UNA PRATICA che secondo Monja Caiolo di Filcams-Cgil, che rappresenta i lavoratori del turismo, «è un modo per ridurre i costi e ottenere il massimo profitto. La pulizia rappresenta l’aspetto più importante di un hotel, anche nei giudizi dei clienti. Ciononostante questo lavoro viene affidato all’esterno, a persone che pur lavorando negli hotel, spesso non hanno il contratto del turismo bensì il multiservizi o, peggio, contratti pirata e sistemi retributivi assimilabili al cottimo». La paga, prosegue Caiolo, «è garantita dal numero di camere riordinate nel tempo stabilito dal datore, molto ristretto. Per evitare decurtazioni, le lavoratrici sono costrette a ritmi di lavoro estenuanti; ma a rimetterci sono anche gli albergatori: in 20 minuti è impossibile rendere impeccabile una stanza».

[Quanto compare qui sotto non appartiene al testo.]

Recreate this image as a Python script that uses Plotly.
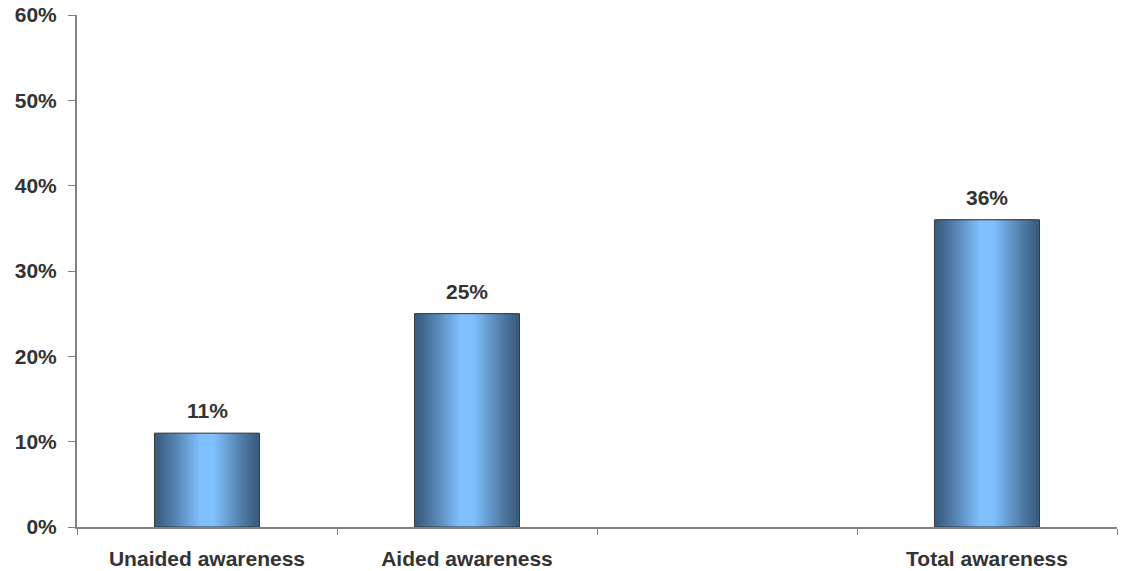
import plotly.graph_objects as go

# Awareness levels (share of respondents)
categories = ["Unaided awareness", "Aided awareness", " ", "Total awareness"]
values = [0.11, 0.25, None, 0.36]
labels = ["11%", "25%", "", "36%"]

FONT = "Liberation Sans, Arial, sans-serif"
TEXT = "#333333"
AXIS = "#808080"
BAR_W = 0.404

# Horizontal shading: concentric overlaid bars, darkest at the edges, lightest in the middle
dark = (58, 92, 126)
light = (128, 192, 255)
steps = 30

fig = go.Figure()
for k in range(steps):
    t = (k / (steps - 1)) ** 1.15
    col = tuple(round(d + (l - d) * t) for d, l in zip(dark, light))
    fig.add_trace(go.Bar(
        x=categories, y=values,
        width=BAR_W * (1 - k / steps * 0.88),
        marker=dict(color="rgb(%d,%d,%d)" % col, line=dict(width=0)),
        hoverinfo="skip", showlegend=False,
    ))

# Outline on top
fig.add_trace(go.Bar(
    x=categories, y=values, width=BAR_W,
    marker=dict(color="rgba(0,0,0,0)", line=dict(color="#3a3a3a", width=1)),
    showlegend=False,
))

for c, v, lab in zip(categories, values, labels):
    if v is None:
        continue
    fig.add_annotation(
        x=c, y=v, text=lab, showarrow=False, yanchor="bottom", yshift=9,
        font=dict(family=FONT, size=21, color=TEXT, weight="bold"),
    )

fig.update_layout(
    width=1121, height=571,
    margin=dict(l=77, r=4, t=15, b=44),
    paper_bgcolor="white", plot_bgcolor="white",
    barmode="overlay",
    font=dict(family=FONT, size=21, color=TEXT, weight="bold"),
)
fig.update_xaxes(
    type="category", categoryorder="array", categoryarray=categories,
    showline=True, linecolor=AXIS, linewidth=2,
    ticks="outside", tickson="boundaries", ticklen=6, tickcolor=AXIS, tickwidth=1,
    showgrid=False, zeroline=False, ticklabelstandoff=12, automargin=False,
    tickfont=dict(family=FONT, size=21, color=TEXT, weight="bold"),
)
fig.update_yaxes(
    range=[0, 0.6], dtick=0.1, tickformat=".0%",
    showline=True, linecolor=AXIS, linewidth=2,
    ticks="outside", ticklen=7, tickcolor=AXIS, tickwidth=1,
    showgrid=False, zeroline=False, ticklabelstandoff=7, automargin=False,
    tickfont=dict(family=FONT, size=21, color=TEXT, weight="bold"),
)

fig.write_html("out.html")
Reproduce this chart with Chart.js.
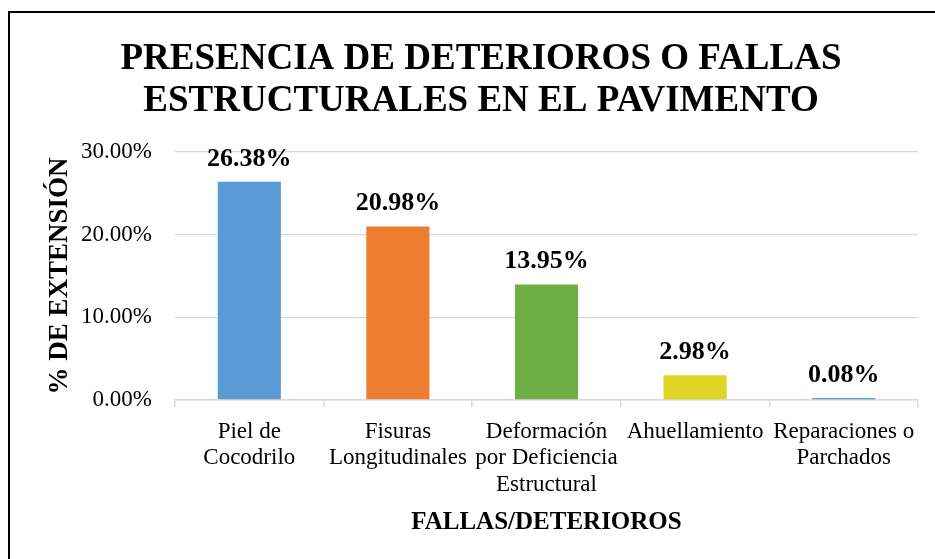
<!DOCTYPE html>
<html>
<head>
<meta charset="utf-8">
<script src="https://cdn.jsdelivr.net/npm/chart.js@4.4.1/dist/chart.umd.min.js"></script>
<style>
  html, body { margin: 0; padding: 0; background: #fff; overflow: hidden; }
  #frame {
    position: absolute; left: 8px; top: 11px;
    width: 960px; height: 600px;
    border-left: 2px solid #000; border-top: 2px solid #000;
  }
  #chart { position: absolute; left: 0; top: 0; }
</style>
</head>
<body>
<div id="frame">
  <canvas id="chart" width="935" height="546"></canvas>
</div>
<script>
// values
const categories = [
  ['Piel de', 'Cocodrilo'],
  ['Fisuras', 'Longitudinales'],
  ['Deformación', 'por Deficiencia', 'Estructural'],
  ['Ahuellamiento'],
  ['Reparaciones o', 'Parchados']
];
const extension = [26.38, 20.98, 13.95, 2.98, 0.08];
const barColors = ['#5B9BD5', '#ED7D31', '#70AD47', '#DFD523', '#5B9BD5'];
const yTicks = [0, 10, 20, 30];

const serif = '"Liberation Serif", "Times New Roman", serif';

// draw the value above each bar
const valueLabels = {
  id: 'valueLabels',
  afterDatasetsDraw(chart) {
    const ctx = chart.ctx;
    const meta = chart.getDatasetMeta(0);
    ctx.save();
    ctx.font = 'bold 26px ' + serif;
    ctx.fillStyle = '#000';
    ctx.textAlign = 'center';
    ctx.textBaseline = 'bottom';
    meta.data.forEach((bar, i) => {
      ctx.fillText(extension[i].toFixed(2) + '%', bar.x, bar.y - 10);
    });
    ctx.restore();
  }
};

new Chart(document.getElementById('chart'), {
  type: 'bar',
  data: {
    labels: categories,
    datasets: [{
      data: extension,
      backgroundColor: barColors,
      barPercentage: 0.85,
      categoryPercentage: 0.5,
      minBarLength: 2
    }]
  },
  options: {
    responsive: false,
    animation: false,
    layout: { padding: { left: 34, right: 27, top: 0, bottom: 21 } },
    plugins: {
      legend: { display: false },
      tooltip: { enabled: false },
      title: {
        display: true,
        text: ['PRESENCIA DE DETERIOROS O FALLAS', 'ESTRUCTURALES EN EL PAVIMENTO'],
        color: '#000',
        font: { family: serif, size: 37, weight: 'bold', lineHeight: 1.12 },
        padding: { top: 26, bottom: 30 }
      }
    },
    scales: {
      y: {
        min: 0,
        max: 30,
        afterBuildTicks: (axis) => { axis.ticks = yTicks.map(v => ({ value: v })); },
        afterFit: (axis) => { axis.width = 131; },
        ticks: {
          color: '#000',
          padding: 23,
          font: { family: serif, size: 23 },
          callback: (v) => v.toFixed(2) + '%'
        },
        grid: { color: '#d9d9d9', lineWidth: 1.3, drawTicks: false },
        border: { display: false },
        title: {
          display: true,
          text: '% DE EXTENSIÓN',
          color: '#000',
          font: { family: serif, size: 27, weight: 'bold' },
          padding: { top: 0, bottom: 0 }
        }
      },
      x: {
        afterFit: (axis) => { axis.height = 138; },
        ticks: {
          color: '#000',
          padding: 11,
          maxRotation: 0,
          autoSkip: false,
          font: { family: serif, size: 23, lineHeight: 1.17 }
        },
        grid: { offset: true, drawOnChartArea: false, color: '#d9d9d9', lineWidth: 1.5, tickLength: 7 },
        border: { color: '#d9d9d9', width: 1.5 },
        title: {
          display: true,
          text: 'FALLAS/DETERIOROS',
          color: '#000',
          font: { family: serif, size: 25, weight: 'bold' },
          padding: { top: 0, bottom: 0 }
        }
      }
    }
  },
  plugins: [valueLabels]
});
</script>
</body>
</html>
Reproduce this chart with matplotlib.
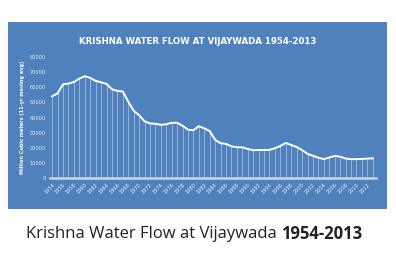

NEI REPORT annuali dell’Ispettorato del lavoro, il comparto turistico è sempre ai primi posti per la percentuale di irregolarità, che sfiora l’80%. La presenza di categorie svantaggiate è strutturale: il 52% dei lavoratori è composto da donne, il 25% da migranti e il 58% ha meno di 40 anni. Nel turismo trova più facilmente impiego chi ha difficoltà a trovarlo altrove, ma non si tratta di una virtù, poiché le condizioni di lavoro sono degradanti. Così le riassume Iannuzzi: «Esternalizzazioni barbariche, flessibilità estrema, irregolarità diffuse, elevato sviluppo di malattie lavoro-correlate, salari bassi e carichi di lavoro massacranti. Il turismo è il “triangolo delle Bermuda” dell’industria, dove tutti i dispositivi di regolazione previsti dalla legge si disperdono nel nulla».